Я провела все лето в Орле, приобрела много полезного там для своего самоисправления и к 1 августа преблагополучно вернулась. Сегодня же по благословению батюшки выехала навстречу ему в Клин и дорогой рассказала ему все, что вынесла из наблюдений монастырской жизни; сказала, что нашла там мало духовности, что монахини поглощены заботами о насущном хлебе, сама матушка все в суете и постройках и ремонтах; нет настоящих стариц, с которыми можно было бы посоветоваться духовно. Отец Иоанн подтвердил это и сказал: «Правда, в нынешних монастырях пропадает духовность, что крайне грустно, а все же монастыри нужны». Затем, посадив возле себя, отец Иоанн сказал мне: «Судить чужие поступки — великий грех, так как от нас сокрыто, что в человеке, какой его дух! Судить может только один Господь, а мы, своим судом, как бы врываемся в область Божию и, конечно, этим прогневляем и оскорбляем Господа; нам необходимее всего судить самих себя, вглядываться в свои проступки, разбирать и проверять свои мысли, а все другие сами за себя отдадут отчет Господу...» Я сказала батюшке, что стараюсь ловить свои мысли, на что он отвечал: «И прекрасно делаешь — наружное и внутреннее в человеке бывает совершенно различное». Я спросила, на верном ли пути стоят те, кои на вид вполне благочестивы, молятся усердно, на устах у них постоянно имя Господне, а все дела делают по своей воле? И получила ответ: «У кого нет послушания, тот не то, за кого он себя выдает, и тот не угоден Господу. Послушание — это первое, что должно иметь, вступая на путь исправления, — затем прибавил: — Вот я на себе вижу, как исполняется заповедь Господня, — дающего рука не оскудевает, — вот только что выдал бедняку двадцать пять рублей, как Господь послал опять двадцать».

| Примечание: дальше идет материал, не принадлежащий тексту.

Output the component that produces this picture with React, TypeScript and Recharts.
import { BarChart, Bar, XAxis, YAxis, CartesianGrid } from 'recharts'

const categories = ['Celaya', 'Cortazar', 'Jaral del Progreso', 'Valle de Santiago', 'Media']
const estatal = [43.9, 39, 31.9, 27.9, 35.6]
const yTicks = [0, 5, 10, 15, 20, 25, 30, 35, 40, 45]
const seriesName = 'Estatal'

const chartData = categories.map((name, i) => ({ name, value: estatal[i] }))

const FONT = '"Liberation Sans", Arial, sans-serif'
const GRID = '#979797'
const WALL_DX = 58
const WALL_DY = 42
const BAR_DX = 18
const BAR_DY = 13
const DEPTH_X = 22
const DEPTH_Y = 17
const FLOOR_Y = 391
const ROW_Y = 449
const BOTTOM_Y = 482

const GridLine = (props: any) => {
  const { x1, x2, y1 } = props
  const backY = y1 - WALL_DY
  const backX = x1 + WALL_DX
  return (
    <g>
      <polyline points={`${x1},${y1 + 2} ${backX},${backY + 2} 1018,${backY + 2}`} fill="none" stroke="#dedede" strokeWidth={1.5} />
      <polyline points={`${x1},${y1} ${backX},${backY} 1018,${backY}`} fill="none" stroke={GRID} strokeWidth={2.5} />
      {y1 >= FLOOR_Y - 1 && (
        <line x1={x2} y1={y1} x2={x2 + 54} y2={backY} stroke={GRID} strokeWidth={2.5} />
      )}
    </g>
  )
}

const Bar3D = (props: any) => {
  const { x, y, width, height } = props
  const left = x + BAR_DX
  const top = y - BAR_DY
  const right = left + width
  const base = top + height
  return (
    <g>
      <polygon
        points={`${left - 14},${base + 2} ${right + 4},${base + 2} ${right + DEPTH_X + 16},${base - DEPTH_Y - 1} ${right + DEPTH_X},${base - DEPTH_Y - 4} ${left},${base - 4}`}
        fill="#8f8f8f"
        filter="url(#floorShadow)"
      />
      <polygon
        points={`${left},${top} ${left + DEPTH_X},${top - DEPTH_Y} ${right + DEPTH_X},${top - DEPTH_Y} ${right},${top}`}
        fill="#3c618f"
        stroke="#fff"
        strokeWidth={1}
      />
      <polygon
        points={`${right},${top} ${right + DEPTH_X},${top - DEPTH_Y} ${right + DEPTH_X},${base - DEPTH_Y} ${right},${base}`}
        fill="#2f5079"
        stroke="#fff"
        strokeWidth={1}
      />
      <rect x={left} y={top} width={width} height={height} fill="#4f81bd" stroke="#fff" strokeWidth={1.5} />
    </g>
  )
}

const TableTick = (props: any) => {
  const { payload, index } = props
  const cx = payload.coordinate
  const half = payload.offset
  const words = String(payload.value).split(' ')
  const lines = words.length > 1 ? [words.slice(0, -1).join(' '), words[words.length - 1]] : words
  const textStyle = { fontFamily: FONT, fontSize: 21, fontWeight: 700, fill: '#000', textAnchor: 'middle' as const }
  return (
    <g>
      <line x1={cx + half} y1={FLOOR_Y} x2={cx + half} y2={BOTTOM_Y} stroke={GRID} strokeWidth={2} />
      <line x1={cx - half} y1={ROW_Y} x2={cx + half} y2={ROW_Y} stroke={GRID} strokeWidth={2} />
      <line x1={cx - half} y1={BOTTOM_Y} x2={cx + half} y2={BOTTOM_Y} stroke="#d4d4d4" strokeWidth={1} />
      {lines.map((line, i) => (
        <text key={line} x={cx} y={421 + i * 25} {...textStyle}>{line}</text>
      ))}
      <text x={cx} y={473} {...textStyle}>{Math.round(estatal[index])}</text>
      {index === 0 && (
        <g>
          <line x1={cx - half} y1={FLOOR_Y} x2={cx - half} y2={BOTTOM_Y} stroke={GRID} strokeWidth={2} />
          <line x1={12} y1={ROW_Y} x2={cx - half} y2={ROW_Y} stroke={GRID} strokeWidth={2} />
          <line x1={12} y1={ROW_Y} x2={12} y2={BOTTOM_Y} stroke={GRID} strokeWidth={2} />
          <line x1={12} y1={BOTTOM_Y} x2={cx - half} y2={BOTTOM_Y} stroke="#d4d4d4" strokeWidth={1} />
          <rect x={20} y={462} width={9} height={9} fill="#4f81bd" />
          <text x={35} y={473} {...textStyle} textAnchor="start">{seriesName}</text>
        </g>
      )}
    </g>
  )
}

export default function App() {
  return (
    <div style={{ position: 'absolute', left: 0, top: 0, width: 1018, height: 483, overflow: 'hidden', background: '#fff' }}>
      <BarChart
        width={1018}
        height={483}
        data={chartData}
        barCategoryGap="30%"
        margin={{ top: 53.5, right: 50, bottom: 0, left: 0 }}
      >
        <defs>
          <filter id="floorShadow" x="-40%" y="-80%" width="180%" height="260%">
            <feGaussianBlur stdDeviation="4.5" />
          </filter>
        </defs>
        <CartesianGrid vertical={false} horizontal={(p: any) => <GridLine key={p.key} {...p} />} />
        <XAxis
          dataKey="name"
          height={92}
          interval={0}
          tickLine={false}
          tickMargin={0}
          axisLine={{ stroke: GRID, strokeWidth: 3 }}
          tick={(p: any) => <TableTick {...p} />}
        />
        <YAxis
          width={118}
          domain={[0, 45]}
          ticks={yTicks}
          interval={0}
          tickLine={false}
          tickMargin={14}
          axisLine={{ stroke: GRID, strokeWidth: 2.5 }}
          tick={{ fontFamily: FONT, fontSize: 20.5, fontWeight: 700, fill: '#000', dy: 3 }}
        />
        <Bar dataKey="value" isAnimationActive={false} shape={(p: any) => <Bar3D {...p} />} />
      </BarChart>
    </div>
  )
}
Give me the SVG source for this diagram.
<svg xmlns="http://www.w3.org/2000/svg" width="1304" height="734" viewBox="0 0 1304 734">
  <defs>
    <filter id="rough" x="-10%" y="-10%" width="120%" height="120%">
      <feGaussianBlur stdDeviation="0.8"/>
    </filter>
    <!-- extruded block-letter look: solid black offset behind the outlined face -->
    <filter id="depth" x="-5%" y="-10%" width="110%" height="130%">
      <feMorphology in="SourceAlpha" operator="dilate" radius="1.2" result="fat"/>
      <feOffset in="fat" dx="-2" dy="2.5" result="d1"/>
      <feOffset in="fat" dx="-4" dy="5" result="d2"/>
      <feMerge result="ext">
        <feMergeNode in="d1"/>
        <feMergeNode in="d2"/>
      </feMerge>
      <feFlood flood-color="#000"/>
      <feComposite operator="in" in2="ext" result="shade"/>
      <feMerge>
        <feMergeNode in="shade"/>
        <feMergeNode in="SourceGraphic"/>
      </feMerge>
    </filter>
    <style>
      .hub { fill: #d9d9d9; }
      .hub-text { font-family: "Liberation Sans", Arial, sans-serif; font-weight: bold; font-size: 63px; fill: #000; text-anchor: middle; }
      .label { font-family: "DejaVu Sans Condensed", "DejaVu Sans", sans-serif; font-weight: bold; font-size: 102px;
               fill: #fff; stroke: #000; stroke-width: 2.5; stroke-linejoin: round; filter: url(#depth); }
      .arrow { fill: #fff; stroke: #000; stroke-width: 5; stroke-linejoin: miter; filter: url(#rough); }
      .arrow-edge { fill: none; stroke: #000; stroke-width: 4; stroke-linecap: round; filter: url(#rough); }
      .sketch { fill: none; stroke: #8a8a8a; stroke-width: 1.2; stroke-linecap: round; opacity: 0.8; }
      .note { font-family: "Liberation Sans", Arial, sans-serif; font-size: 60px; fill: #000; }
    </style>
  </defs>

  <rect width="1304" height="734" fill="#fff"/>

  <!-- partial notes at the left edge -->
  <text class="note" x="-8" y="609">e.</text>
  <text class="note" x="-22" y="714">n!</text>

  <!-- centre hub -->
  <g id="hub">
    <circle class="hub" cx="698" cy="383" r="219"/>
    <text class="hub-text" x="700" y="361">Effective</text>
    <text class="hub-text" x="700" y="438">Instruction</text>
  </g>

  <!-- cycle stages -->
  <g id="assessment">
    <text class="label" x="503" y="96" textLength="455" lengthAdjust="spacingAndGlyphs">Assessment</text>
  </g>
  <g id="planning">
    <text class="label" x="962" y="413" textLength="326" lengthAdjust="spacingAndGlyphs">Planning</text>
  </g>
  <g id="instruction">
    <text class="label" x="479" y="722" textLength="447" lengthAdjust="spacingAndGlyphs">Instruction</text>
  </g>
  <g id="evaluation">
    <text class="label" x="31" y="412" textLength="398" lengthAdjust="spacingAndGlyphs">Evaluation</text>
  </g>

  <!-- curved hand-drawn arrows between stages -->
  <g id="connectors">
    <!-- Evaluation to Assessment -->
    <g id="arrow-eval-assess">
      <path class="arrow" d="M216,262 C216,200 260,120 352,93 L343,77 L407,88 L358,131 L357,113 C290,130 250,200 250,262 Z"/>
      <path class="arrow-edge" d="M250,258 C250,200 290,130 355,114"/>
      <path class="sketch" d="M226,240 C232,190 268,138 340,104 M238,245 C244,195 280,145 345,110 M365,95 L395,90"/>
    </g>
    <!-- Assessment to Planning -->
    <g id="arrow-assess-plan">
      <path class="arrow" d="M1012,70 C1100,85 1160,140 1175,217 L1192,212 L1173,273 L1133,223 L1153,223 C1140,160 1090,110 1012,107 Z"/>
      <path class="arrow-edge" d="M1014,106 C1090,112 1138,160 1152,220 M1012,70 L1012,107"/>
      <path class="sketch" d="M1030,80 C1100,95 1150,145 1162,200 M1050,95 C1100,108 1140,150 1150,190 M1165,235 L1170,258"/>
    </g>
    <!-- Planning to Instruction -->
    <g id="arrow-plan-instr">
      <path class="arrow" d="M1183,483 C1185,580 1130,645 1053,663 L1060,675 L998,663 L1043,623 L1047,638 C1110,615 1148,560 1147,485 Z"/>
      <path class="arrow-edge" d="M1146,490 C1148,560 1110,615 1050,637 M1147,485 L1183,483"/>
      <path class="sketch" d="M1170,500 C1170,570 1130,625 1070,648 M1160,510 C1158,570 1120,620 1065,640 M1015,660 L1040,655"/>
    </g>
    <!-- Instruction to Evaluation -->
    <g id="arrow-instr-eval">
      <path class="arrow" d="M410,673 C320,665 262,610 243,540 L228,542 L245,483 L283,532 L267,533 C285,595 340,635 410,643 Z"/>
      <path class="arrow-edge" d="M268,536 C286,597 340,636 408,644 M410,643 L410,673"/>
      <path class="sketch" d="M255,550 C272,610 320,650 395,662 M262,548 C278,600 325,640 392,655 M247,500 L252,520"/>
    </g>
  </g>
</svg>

В это время поезд остановился у дачной платформы, и к батюшке стали подходить за благословением; какой-то купец, подбежав к окну, закричал: «Ах, дорогой батюшка, здравствуйте, благословите меня, ради Бога, еду к Варнаве», отец Иоанн благословил и поцеловал его, а тот подал ему два золотых, и как батюшка ни отказывался, купец со слезами упросил его взять, говоря: «Ради Христа, возьмите, ведь вы сейчас найдете им должное употребление». Я опять спросила, прикажет батюшка мне взять предлагаемое место у Троицы или нет, и добавила, что для меня все в его благословении — как прикажет, так тому и быть. Он выслушал меня и с доброй улыбкой сказал: «Они отлично поняли, кого в тебе приобретут, их выбор действительно хорош; но все же скажу тебе — живи как живешь, из тебя может выйти хорошая игуменья». «Можно ли, — спросила я, — продолжать дружеское знакомство с теми, кои сделались ярыми последователями Толстого?» Отец Иоанн ответил так: «В послании апостола Иоанна сказано — кто приходит к вам и не пребывает в учении Христовом и не приносит сего учения, того не принимайте в дом и не приветствуйте его. Ибо приветствующий его участвует в злых делах его; и я думаю, лучше не иметь никаких сношений с людьми, открыто заявляющими себя толстовцами или другими какими отступниками Христа, и не сообщаться с ними совсем, — и прибавил: — Ты, слава Богу, хорошо понимаешь слова Господни, и стой на своем пути, помни слова Иисуса Христа — иго Мое благо и бремя Мое легко есть». Я ответила: «И во истину легко и приятно», — батюшка радостно посмотрел на меня и поцеловал меня в голову. Потом вдруг лицо его омрачилось грустью и он сказал: «Как много в высшем интеллигентном обществе отступников Христовых, как жаль, что они погибают». «Да неужели же Господь не образумит их?» — спросила я. «Господь старается образумить, все делает, чтобы привлечь их к Себе, но, как видишь, не слушают...» — возразил отец Иоанн. В это время мы подъехали к Москве; батюшка благословил меня и поехал служить обедню в Иверскую общину.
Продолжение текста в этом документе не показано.